#### [SOURCE MATERIAL]
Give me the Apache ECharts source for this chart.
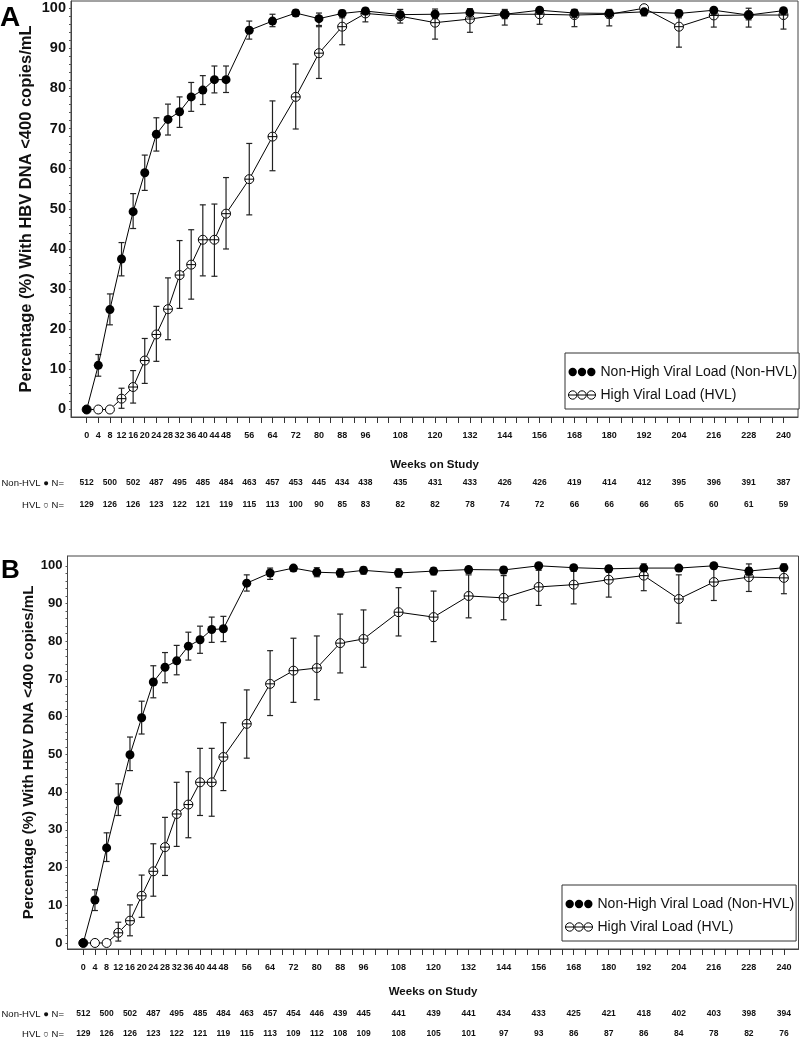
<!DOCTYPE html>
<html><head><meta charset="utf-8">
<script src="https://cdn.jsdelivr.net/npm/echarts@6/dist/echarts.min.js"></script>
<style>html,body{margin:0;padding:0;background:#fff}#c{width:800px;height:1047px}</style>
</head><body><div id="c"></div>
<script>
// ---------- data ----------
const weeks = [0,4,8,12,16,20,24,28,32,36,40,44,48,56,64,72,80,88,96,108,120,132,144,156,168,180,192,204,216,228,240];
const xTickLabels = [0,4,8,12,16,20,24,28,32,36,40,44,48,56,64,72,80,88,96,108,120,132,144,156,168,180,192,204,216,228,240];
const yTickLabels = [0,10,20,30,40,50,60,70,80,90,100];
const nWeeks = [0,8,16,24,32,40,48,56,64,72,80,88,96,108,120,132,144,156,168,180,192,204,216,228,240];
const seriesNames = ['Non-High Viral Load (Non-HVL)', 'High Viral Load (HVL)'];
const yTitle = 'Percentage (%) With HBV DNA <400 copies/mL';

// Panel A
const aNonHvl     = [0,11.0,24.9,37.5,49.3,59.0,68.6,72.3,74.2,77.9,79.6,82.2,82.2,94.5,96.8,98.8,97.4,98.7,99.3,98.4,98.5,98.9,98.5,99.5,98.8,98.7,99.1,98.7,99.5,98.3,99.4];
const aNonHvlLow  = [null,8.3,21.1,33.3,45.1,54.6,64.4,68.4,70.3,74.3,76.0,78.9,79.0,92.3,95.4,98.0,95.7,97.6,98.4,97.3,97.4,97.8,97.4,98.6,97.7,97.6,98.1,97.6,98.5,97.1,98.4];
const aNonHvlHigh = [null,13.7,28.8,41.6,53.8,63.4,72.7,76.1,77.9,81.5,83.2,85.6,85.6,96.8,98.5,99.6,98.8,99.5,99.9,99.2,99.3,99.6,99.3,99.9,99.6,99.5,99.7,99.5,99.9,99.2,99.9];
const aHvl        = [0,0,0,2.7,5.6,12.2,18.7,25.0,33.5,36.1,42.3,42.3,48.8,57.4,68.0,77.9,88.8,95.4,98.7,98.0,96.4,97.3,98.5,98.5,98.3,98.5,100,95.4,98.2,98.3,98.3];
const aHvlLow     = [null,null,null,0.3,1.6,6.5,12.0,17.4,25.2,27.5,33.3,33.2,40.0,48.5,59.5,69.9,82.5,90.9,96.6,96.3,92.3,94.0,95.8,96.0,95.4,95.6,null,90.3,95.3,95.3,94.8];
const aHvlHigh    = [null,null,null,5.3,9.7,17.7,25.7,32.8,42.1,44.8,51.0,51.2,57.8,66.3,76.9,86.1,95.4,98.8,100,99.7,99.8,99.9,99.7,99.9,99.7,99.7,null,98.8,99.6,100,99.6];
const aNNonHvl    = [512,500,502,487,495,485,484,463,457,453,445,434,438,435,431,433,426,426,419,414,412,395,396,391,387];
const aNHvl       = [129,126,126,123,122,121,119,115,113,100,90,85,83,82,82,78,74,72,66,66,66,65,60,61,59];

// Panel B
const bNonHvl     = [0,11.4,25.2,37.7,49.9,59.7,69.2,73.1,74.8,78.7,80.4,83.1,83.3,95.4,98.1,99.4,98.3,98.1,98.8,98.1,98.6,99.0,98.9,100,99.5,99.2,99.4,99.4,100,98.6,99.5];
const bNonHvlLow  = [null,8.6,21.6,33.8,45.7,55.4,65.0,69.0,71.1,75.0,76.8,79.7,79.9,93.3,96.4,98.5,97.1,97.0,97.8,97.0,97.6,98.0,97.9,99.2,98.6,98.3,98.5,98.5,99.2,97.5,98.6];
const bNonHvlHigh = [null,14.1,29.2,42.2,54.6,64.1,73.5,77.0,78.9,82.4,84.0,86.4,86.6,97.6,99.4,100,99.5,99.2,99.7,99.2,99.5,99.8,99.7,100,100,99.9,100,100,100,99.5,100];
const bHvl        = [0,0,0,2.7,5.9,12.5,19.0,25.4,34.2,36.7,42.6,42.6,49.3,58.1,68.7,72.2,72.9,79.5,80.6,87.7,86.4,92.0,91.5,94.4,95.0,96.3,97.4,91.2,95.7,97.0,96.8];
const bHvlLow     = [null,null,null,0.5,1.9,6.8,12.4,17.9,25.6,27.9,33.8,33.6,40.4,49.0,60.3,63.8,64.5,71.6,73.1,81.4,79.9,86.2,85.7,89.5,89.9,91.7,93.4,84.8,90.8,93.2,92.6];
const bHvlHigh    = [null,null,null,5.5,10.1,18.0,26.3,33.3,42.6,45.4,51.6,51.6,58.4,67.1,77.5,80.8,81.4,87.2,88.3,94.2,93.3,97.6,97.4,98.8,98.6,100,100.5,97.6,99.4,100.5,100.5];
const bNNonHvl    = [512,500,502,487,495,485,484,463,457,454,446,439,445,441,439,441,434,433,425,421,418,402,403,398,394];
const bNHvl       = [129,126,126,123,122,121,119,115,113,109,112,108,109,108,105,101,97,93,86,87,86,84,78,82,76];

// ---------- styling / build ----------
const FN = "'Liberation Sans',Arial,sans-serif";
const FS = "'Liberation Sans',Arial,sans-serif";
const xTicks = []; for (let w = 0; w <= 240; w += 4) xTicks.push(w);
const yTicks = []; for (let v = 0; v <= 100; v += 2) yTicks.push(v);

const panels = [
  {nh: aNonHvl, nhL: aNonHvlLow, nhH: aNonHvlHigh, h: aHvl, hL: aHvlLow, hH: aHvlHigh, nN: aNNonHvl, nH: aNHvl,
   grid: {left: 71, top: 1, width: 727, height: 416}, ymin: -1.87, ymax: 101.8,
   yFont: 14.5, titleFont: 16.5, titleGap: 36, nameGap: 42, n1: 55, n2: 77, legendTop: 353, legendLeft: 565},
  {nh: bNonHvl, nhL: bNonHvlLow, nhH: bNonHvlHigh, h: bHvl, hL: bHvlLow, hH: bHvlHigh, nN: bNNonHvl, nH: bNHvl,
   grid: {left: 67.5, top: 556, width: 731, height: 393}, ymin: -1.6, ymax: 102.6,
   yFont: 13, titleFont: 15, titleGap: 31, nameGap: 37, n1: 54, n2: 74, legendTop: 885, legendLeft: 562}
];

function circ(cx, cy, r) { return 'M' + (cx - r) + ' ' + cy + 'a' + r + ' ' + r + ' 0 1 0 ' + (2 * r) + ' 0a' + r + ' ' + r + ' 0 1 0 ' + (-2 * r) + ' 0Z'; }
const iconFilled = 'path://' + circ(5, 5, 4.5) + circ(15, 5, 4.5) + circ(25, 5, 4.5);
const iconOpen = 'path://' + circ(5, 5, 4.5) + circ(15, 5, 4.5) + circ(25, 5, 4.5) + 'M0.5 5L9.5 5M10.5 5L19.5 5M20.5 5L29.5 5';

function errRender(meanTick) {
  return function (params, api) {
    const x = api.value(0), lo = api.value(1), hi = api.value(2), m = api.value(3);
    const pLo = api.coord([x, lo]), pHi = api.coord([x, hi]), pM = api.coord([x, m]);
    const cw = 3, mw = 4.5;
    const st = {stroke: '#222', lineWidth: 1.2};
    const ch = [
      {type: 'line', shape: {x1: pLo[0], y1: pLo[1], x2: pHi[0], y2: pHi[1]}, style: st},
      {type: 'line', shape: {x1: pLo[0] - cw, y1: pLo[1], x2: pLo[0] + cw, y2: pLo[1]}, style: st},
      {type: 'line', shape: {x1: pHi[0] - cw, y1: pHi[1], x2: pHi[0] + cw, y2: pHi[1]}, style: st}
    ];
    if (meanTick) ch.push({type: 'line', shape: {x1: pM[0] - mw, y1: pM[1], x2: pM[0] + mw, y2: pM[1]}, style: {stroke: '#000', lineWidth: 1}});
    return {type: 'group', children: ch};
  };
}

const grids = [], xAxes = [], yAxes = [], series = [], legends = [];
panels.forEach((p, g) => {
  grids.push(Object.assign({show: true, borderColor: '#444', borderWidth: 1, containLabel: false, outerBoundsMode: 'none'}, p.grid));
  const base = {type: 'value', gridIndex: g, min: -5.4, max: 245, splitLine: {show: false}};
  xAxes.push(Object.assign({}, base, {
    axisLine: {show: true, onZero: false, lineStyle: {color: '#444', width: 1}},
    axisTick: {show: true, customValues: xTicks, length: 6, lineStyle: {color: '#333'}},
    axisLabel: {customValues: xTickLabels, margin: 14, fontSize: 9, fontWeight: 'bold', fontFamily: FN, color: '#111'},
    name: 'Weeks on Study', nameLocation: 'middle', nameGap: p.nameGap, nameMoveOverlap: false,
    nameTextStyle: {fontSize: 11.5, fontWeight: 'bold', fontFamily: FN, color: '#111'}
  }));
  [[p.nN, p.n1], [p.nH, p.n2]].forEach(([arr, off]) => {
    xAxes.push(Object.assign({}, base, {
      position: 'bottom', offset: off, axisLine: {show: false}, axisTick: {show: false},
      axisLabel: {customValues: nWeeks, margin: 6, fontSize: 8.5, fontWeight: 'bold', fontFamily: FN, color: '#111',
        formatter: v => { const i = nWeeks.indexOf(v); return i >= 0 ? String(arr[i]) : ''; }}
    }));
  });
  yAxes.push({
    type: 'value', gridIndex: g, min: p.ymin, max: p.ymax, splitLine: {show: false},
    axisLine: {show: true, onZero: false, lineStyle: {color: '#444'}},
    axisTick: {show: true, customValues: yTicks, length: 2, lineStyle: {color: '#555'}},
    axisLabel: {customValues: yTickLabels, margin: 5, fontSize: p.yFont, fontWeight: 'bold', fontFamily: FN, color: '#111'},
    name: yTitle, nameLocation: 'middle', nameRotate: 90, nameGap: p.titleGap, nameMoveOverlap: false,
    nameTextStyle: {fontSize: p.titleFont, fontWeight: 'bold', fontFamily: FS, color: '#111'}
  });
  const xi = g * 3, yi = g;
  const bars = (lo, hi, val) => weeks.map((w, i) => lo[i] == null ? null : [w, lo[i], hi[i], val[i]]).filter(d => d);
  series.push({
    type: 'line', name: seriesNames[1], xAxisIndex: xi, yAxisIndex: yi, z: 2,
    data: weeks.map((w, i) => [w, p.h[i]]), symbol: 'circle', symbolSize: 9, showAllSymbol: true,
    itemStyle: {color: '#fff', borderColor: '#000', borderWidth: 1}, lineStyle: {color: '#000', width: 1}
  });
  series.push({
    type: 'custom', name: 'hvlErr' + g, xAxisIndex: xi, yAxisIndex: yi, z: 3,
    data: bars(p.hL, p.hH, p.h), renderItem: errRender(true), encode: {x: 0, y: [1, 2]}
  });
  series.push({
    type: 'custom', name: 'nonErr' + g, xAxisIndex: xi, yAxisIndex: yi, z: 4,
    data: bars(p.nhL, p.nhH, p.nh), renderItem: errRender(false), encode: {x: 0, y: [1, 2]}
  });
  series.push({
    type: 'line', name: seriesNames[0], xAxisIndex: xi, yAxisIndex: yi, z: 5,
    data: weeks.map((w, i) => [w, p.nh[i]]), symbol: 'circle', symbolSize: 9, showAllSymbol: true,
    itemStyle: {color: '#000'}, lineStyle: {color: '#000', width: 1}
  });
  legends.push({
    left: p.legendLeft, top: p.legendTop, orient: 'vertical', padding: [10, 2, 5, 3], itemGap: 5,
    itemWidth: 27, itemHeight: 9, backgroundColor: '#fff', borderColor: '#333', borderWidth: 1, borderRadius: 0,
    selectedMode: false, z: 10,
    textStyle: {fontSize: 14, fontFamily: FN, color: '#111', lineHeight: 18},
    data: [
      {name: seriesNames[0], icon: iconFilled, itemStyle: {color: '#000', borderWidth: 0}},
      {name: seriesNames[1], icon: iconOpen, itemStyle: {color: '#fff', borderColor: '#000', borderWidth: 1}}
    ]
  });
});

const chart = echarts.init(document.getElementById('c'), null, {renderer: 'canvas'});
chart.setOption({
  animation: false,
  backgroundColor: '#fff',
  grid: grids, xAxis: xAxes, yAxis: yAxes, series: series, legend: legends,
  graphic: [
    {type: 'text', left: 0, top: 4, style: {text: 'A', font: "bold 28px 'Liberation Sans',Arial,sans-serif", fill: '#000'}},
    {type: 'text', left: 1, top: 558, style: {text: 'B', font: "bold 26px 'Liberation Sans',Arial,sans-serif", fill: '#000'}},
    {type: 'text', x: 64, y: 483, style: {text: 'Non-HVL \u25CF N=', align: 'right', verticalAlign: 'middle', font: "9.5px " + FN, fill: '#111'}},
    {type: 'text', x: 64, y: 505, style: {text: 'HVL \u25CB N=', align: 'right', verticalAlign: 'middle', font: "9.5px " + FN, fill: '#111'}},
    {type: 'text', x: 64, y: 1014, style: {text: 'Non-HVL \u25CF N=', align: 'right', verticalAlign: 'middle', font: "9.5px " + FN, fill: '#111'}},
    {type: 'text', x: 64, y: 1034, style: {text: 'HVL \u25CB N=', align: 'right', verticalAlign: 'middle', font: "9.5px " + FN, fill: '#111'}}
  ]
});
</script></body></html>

#### [REQUIREMENT]
With all pictures left out, please transcribe exactly the lines from the start of the material through the line with "const yTitle = 'Percentage".

#### [SOLUTION TO THE EXERCISE]
Give me the Apache ECharts source for this chart.
<!DOCTYPE html>
<html><head><meta charset="utf-8">
<script src="https://cdn.jsdelivr.net/npm/echarts@6/dist/echarts.min.js"></script>
<style>html,body{margin:0;padding:0;background:#fff}#c{width:800px;height:1047px}</style>
</head><body><div id="c"></div>
<script>
// ---------- data ----------
const weeks = [0,4,8,12,16,20,24,28,32,36,40,44,48,56,64,72,80,88,96,108,120,132,144,156,168,180,192,204,216,228,240];
const xTickLabels = [0,4,8,12,16,20,24,28,32,36,40,44,48,56,64,72,80,88,96,108,120,132,144,156,168,180,192,204,216,228,240];
const yTickLabels = [0,10,20,30,40,50,60,70,80,90,100];
const nWeeks = [0,8,16,24,32,40,48,56,64,72,80,88,96,108,120,132,144,156,168,180,192,204,216,228,240];
const seriesNames = ['Non-High Viral Load (Non-HVL)', 'High Viral Load (HVL)'];
const yTitle = 'Percentage (%) With HBV DNA <400 copies/mL';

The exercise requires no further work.